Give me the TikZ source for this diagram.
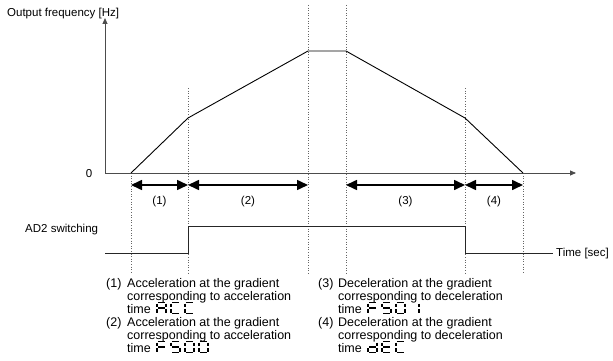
\documentclass[tikz,border=0pt]{standalone}
\usepackage{fontspec}
\setmainfont{Liberation Sans}
\usetikzlibrary{arrows.meta,calc}
\def\segpa{(1,0)--(8,0)}
\def\segpb{(9,1)--(9,4.7)}
\def\segpc{(9,6.3)--(9,10)}
\def\segpd{(1,11)--(8,11)}
\def\segpe{(0,6.3)--(0,10)}
\def\segpf{(0,1)--(0,4.7)}
\def\segpg{(1,5.5)--(8,5.5)}
\newcommand{\sevseg}[2]{%
  \begin{scope}[xshift=#1]\foreach \s in {#2}{\draw[segline] \csname segp\s\endcsname;}\end{scope}}
\begin{document}
\begin{tikzpicture}[x=1pt,y=-1pt,
  lbl/.style={font=\fontsize{11.5}{13}\selectfont, inner sep=0pt},
  txt/.style={font=\fontsize{12.5}{13}\selectfont, inner sep=0pt, anchor=base west},
  axis/.style={black!70, line width=0.8pt, -{Triangle[length=6pt,width=5pt]}},
  curve/.style={black, line width=0.9pt},
  guide/.style={black!60, line width=0.6pt, dotted},
  span/.style={black, line width=1.6pt, {Triangle[length=11pt,width=10pt]}-{Triangle[length=11pt,width=10pt]}},
  sig/.style={black!85, line width=1pt},
  segline/.style={black, line width=1.8pt, line cap=butt}]
\useasboundingbox (0,0) rectangle (613,361);
% key points
\coordinate (O) at (105,173);
\coordinate (ytop) at (105,18);
\coordinate (xend) at (576,173);
\coordinate (p0) at (131,173);
\coordinate (p1) at (188,118);
\coordinate (p2) at (308,51);
\coordinate (p3) at (346,51);
\coordinate (p4) at (465,118);
\coordinate (p5) at (523,173);
% guide lines
\coordinate (g0t) at (131,173); \coordinate (g0b) at (131,274);
\coordinate (g1t) at (188,88);  \coordinate (g1b) at (188,274);
\coordinate (g2t) at (308,5);   \coordinate (g2b) at (308,274);
\coordinate (g3t) at (346,5);   \coordinate (g3b) at (346,274);
\coordinate (g4t) at (465,88);  \coordinate (g4b) at (465,274);
\coordinate (g5t) at (523,173); \coordinate (g5b) at (523,274);
\foreach \i in {0,...,5} {\draw[guide] (g\i t) -- (g\i b);}
% axes
\draw[axis] (O) -- (ytop);
\draw[axis] (O) -- (xend);
\node[lbl, anchor=west] (yl) at (7,14) {Output frequency [Hz]};
\node[lbl] (zero) at (89,174) {0};
% frequency curve
\draw[curve] (p0) -- (p1) -- (p2) -- (p3) -- (p4) -- (p5);
% spans
\coordinate (a0) at (131,185); \coordinate (a1) at (188,185);
\coordinate (a2) at (308,185); \coordinate (a3) at (346,185);
\coordinate (a4) at (465,185); \coordinate (a5) at (523,185);
\draw[span] (a0) -- (a1);
\draw[span] (a1) -- (a2);
\draw[span] (a3) -- (a4);
\draw[span] (a4) -- (a5);
\node[lbl] (s1) at (159.5,202) {(1)};
\node[lbl] (s2) at (248,202) {(2)};
\node[lbl] (s3) at (405.5,202) {(3)};
\node[lbl] (s4) at (494,202) {(4)};
% AD2 switching signal
\node[lbl, anchor=west] (ad2) at (25,230) {AD2 switching};
\coordinate (q0) at (105,253);
\coordinate (q1) at (188,253);
\coordinate (q2) at (188,226);
\coordinate (q3) at (465,226);
\coordinate (q4) at (465,253);
\coordinate (q5) at (553,253);
\draw[sig] (q0) -- (q1) -- (q2) -- (q3) -- (q4) -- (q5);
\node[lbl, anchor=west] (tsec) at (556,254) {Time [sec]};
% explanations
\node[txt] (n1) at (106,287) {(1)};
\node[txt] (l11) at (127,287) {Acceleration at the gradient};
\node[txt] (l12) at (127,300) {corresponding to acceleration};
\node[txt] (l13) at (127,313) {time};
\node[txt] (n2) at (106,326) {(2)};
\node[txt] (l21) at (127,326) {Acceleration at the gradient};
\node[txt] (l22) at (127,339) {corresponding to acceleration};
\node[txt] (l23) at (127,352) {time};
\node[txt] (n3) at (318,287) {(3)};
\node[txt] (l31) at (338,287) {Deceleration at the gradient};
\node[txt] (l32) at (338,300) {corresponding to deceleration};
\node[txt] (l33) at (338,313) {time};
\node[txt] (n4) at (318,326) {(4)};
\node[txt] (l41) at (338,326) {Deceleration at the gradient};
\node[txt] (l42) at (338,339) {corresponding to deceleration};
\node[txt] (l43) at (338,352) {time};
% seven-segment codes
\begin{scope}[shift={($(l13.base east)+(6,-10.5)$)}]
  \sevseg{0}{a,b,c,e,f,g}\sevseg{14}{a,d,e,f}\sevseg{28}{a,d,e,f}
\end{scope}
\begin{scope}[shift={($(l23.base east)+(6,-10.5)$)}]
  \sevseg{0}{a,e,f,g}\sevseg{14}{a,c,d,f,g}\sevseg{28}{a,b,c,d,e,f}\sevseg{42}{a,b,c,d,e,f}
\end{scope}
\begin{scope}[shift={($(l33.base east)+(6,-10.5)$)}]
  \sevseg{0}{a,e,f,g}\sevseg{14}{a,c,d,f,g}\sevseg{28}{a,b,c,d,e,f}\sevseg{42}{b,c}
\end{scope}
\begin{scope}[shift={($(l43.base east)+(6,-10.5)$)}]
  \sevseg{0}{b,c,d,e,g}\sevseg{14}{a,d,e,f,g}\sevseg{28}{a,d,e,f}
\end{scope}
\end{tikzpicture}
\end{document}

→ REQUIRED WORK
Repeat the material above in full and exactly, apart from the pictures.

→ EXPECTED ANSWER
Give me the TikZ source for this diagram.
\documentclass[tikz,border=0pt]{standalone}
\usepackage{fontspec}
\setmainfont{Liberation Sans}
\usetikzlibrary{arrows.meta,calc}
\def\segpa{(1,0)--(8,0)}
\def\segpb{(9,1)--(9,4.7)}
\def\segpc{(9,6.3)--(9,10)}
\def\segpd{(1,11)--(8,11)}
\def\segpe{(0,6.3)--(0,10)}
\def\segpf{(0,1)--(0,4.7)}
\def\segpg{(1,5.5)--(8,5.5)}
\newcommand{\sevseg}[2]{%
  \begin{scope}[xshift=#1]\foreach \s in {#2}{\draw[segline] \csname segp\s\endcsname;}\end{scope}}
\begin{document}
\begin{tikzpicture}[x=1pt,y=-1pt,
  lbl/.style={font=\fontsize{11.5}{13}\selectfont, inner sep=0pt},
  txt/.style={font=\fontsize{12.5}{13}\selectfont, inner sep=0pt, anchor=base west},
  axis/.style={black!70, line width=0.8pt, -{Triangle[length=6pt,width=5pt]}},
  curve/.style={black, line width=0.9pt},
  guide/.style={black!60, line width=0.6pt, dotted},
  span/.style={black, line width=1.6pt, {Triangle[length=11pt,width=10pt]}-{Triangle[length=11pt,width=10pt]}},
  sig/.style={black!85, line width=1pt},
  segline/.style={black, line width=1.8pt, line cap=butt}]
\useasboundingbox (0,0) rectangle (613,361);
% key points
\coordinate (O) at (105,173);
\coordinate (ytop) at (105,18);
\coordinate (xend) at (576,173);
\coordinate (p0) at (131,173);
\coordinate (p1) at (188,118);
\coordinate (p2) at (308,51);
\coordinate (p3) at (346,51);
\coordinate (p4) at (465,118);
\coordinate (p5) at (523,173);
% guide lines
\coordinate (g0t) at (131,173); \coordinate (g0b) at (131,274);
\coordinate (g1t) at (188,88);  \coordinate (g1b) at (188,274);
\coordinate (g2t) at (308,5);   \coordinate (g2b) at (308,274);
\coordinate (g3t) at (346,5);   \coordinate (g3b) at (346,274);
\coordinate (g4t) at (465,88);  \coordinate (g4b) at (465,274);
\coordinate (g5t) at (523,173); \coordinate (g5b) at (523,274);
\foreach \i in {0,...,5} {\draw[guide] (g\i t) -- (g\i b);}
% axes
\draw[axis] (O) -- (ytop);
\draw[axis] (O) -- (xend);
\node[lbl, anchor=west] (yl) at (7,14) {Output frequency [Hz]};
\node[lbl] (zero) at (89,174) {0};
% frequency curve
\draw[curve] (p0) -- (p1) -- (p2) -- (p3) -- (p4) -- (p5);
% spans
\coordinate (a0) at (131,185); \coordinate (a1) at (188,185);
\coordinate (a2) at (308,185); \coordinate (a3) at (346,185);
\coordinate (a4) at (465,185); \coordinate (a5) at (523,185);
\draw[span] (a0) -- (a1);
\draw[span] (a1) -- (a2);
\draw[span] (a3) -- (a4);
\draw[span] (a4) -- (a5);
\node[lbl] (s1) at (159.5,202) {(1)};
\node[lbl] (s2) at (248,202) {(2)};
\node[lbl] (s3) at (405.5,202) {(3)};
\node[lbl] (s4) at (494,202) {(4)};
% AD2 switching signal
\node[lbl, anchor=west] (ad2) at (25,230) {AD2 switching};
\coordinate (q0) at (105,253);
\coordinate (q1) at (188,253);
\coordinate (q2) at (188,226);
\coordinate (q3) at (465,226);
\coordinate (q4) at (465,253);
\coordinate (q5) at (553,253);
\draw[sig] (q0) -- (q1) -- (q2) -- (q3) -- (q4) -- (q5);
\node[lbl, anchor=west] (tsec) at (556,254) {Time [sec]};
% explanations
\node[txt] (n1) at (106,287) {(1)};
\node[txt] (l11) at (127,287) {Acceleration at the gradient};
\node[txt] (l12) at (127,300) {corresponding to acceleration};
\node[txt] (l13) at (127,313) {time};
\node[txt] (n2) at (106,326) {(2)};
\node[txt] (l21) at (127,326) {Acceleration at the gradient};
\node[txt] (l22) at (127,339) {corresponding to acceleration};
\node[txt] (l23) at (127,352) {time};
\node[txt] (n3) at (318,287) {(3)};
\node[txt] (l31) at (338,287) {Deceleration at the gradient};
\node[txt] (l32) at (338,300) {corresponding to deceleration};
\node[txt] (l33) at (338,313) {time};
\node[txt] (n4) at (318,326) {(4)};
\node[txt] (l41) at (338,326) {Deceleration at the gradient};
\node[txt] (l42) at (338,339) {corresponding to deceleration};
\node[txt] (l43) at (338,352) {time};
% seven-segment codes
\begin{scope}[shift={($(l13.base east)+(6,-10.5)$)}]
  \sevseg{0}{a,b,c,e,f,g}\sevseg{14}{a,d,e,f}\sevseg{28}{a,d,e,f}
\end{scope}
\begin{scope}[shift={($(l23.base east)+(6,-10.5)$)}]
  \sevseg{0}{a,e,f,g}\sevseg{14}{a,c,d,f,g}\sevseg{28}{a,b,c,d,e,f}\sevseg{42}{a,b,c,d,e,f}
\end{scope}
\begin{scope}[shift={($(l33.base east)+(6,-10.5)$)}]
  \sevseg{0}{a,e,f,g}\sevseg{14}{a,c,d,f,g}\sevseg{28}{a,b,c,d,e,f}\sevseg{42}{b,c}
\end{scope}
\begin{scope}[shift={($(l43.base east)+(6,-10.5)$)}]
  \sevseg{0}{b,c,d,e,g}\sevseg{14}{a,d,e,f,g}\sevseg{28}{a,d,e,f}
\end{scope}
\end{tikzpicture}
\end{document}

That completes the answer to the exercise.